— Exercise —
Select every line holding the word "diagram" and copy it.

— Exercise materials —
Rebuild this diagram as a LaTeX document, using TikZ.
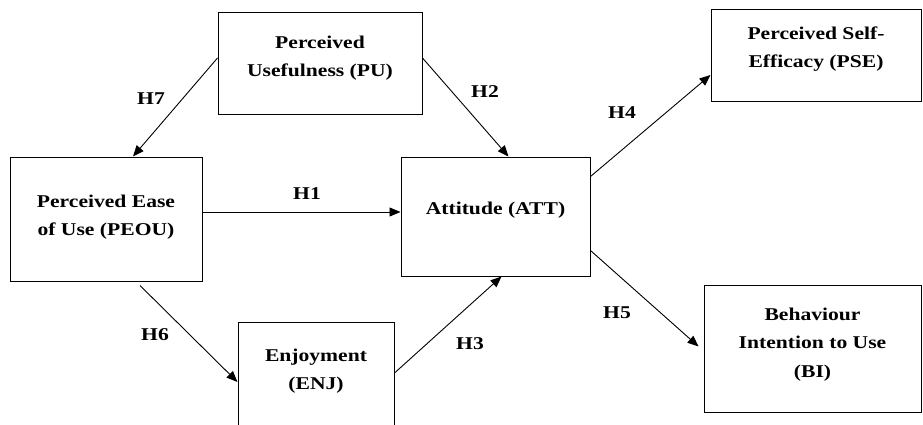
\documentclass[tikz,border=0pt]{standalone}
\usepackage{fontspec}
\setmainfont{Liberation Serif}[FakeStretch=1.2]
\usetikzlibrary{arrows.meta}
\newcommand{\intobox}[4][12pt]{\parbox[c][#2][c]{#3}{\centering #4\par\vspace*{#1}}}
\begin{document}
\begin{tikzpicture}[x=1pt, y=-1pt,
  font=\fontsize{18}{28.5}\selectfont\bfseries,
  concept/.style={draw, line width=1pt, inner sep=0pt},
  hyp/.style={inner sep=0pt},
  hyparrow/.style={-{Triangle[length=11pt,width=9pt]}, line width=0.9pt}]
\useasboundingbox (0,0) rectangle (923,425);
\clip (0,0) rectangle (923,425);
\node[concept] (pu) at (320,64) {\intobox{102pt}{204pt}{Perceived\\Usefulness (PU)}};
\node[concept] (peou) at (106,219) {\intobox[4pt]{124pt}{192pt}{Perceived Ease\\of Use (PEOU)}};
\node[concept] (att) at (495.5,216.5) {\intobox{119pt}{189pt}{Attitude (ATT)}};
\node[concept] (pse) at (816,56) {\intobox[14pt]{92pt}{210pt}{Perceived Self-\\Efficacy (PSE)}};
\node[concept] (bi) at (812.5,348.5) {\intobox[8pt]{127pt}{217pt}{Behaviour\\Intention to Use\\(BI)}};
\node[concept] (enj) at (316,375) {\intobox[8pt]{106pt}{156pt}{Enjoyment\\(ENJ)}};
\node[hyp] (h1) at (307,194) {H1};
\node[hyp] (h2) at (485,92) {H2};
\node[hyp] (h3) at (470,344) {H3};
\node[hyp] (h4) at (622,113) {H4};
\node[hyp] (h5) at (617,313) {H5};
\node[hyp] (h6) at (155,335) {H6};
\node[hyp] (h7) at (151,99) {H7};
\draw[hyparrow] ([yshift=7pt]peou.east) to ([yshift=7pt]peou.east -| att.west);
\draw[hyparrow] ([yshift=6pt]pu.east) to ([xshift=13pt]att.north);
\draw[hyparrow] ([yshift=2pt]enj.east) to ([xshift=6pt]att.south);
\draw[hyparrow] ([yshift=-20pt]att.north east) to ([yshift=-19pt]pse.west);
\draw[hyparrow] ([yshift=26pt]att.south east) to ([xshift=-5pt,yshift=2pt]bi.west);
\draw[hyparrow] ([xshift=34pt,yshift=-4pt]peou.south) to ([yshift=-7pt]enj.west);
\draw[hyparrow] ([yshift=6pt]pu.west) to ([xshift=27pt]peou.north);
\end{tikzpicture}
\end{document}
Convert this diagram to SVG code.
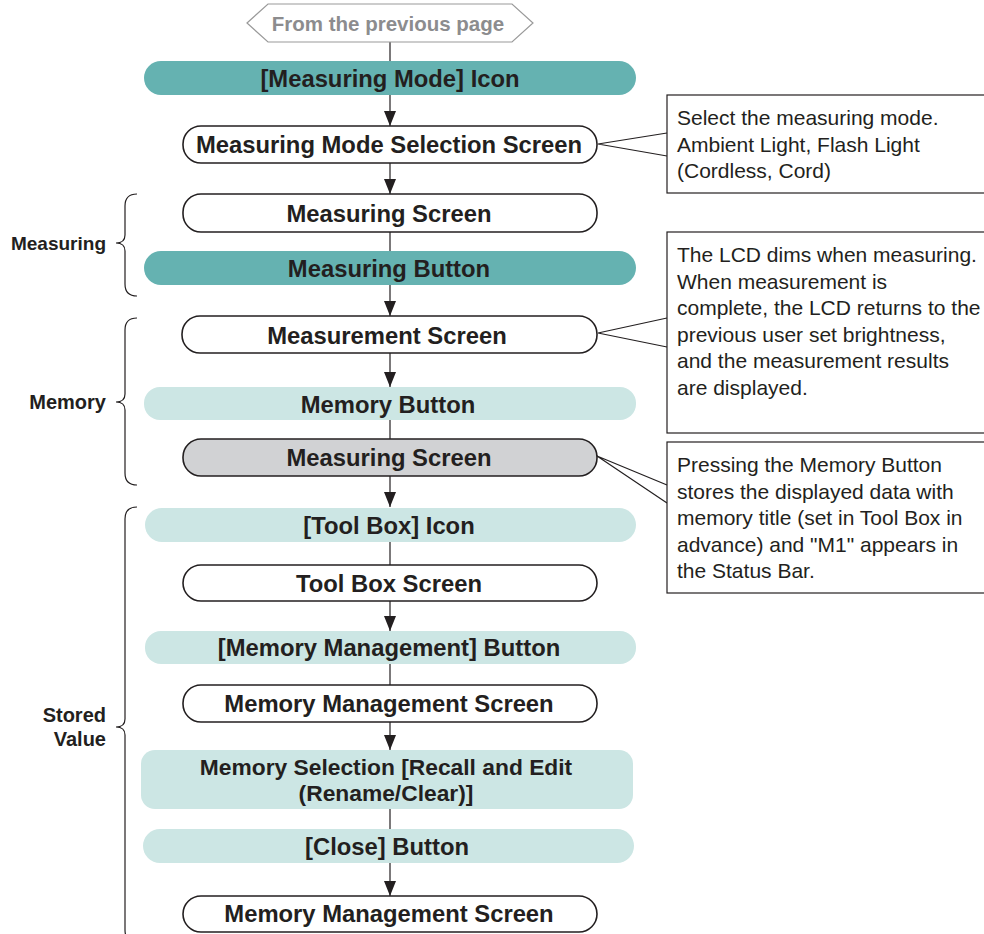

— Complete response —
Rebuild this diagram as a LaTeX document, using TikZ.
Convert this diagram to SVG code.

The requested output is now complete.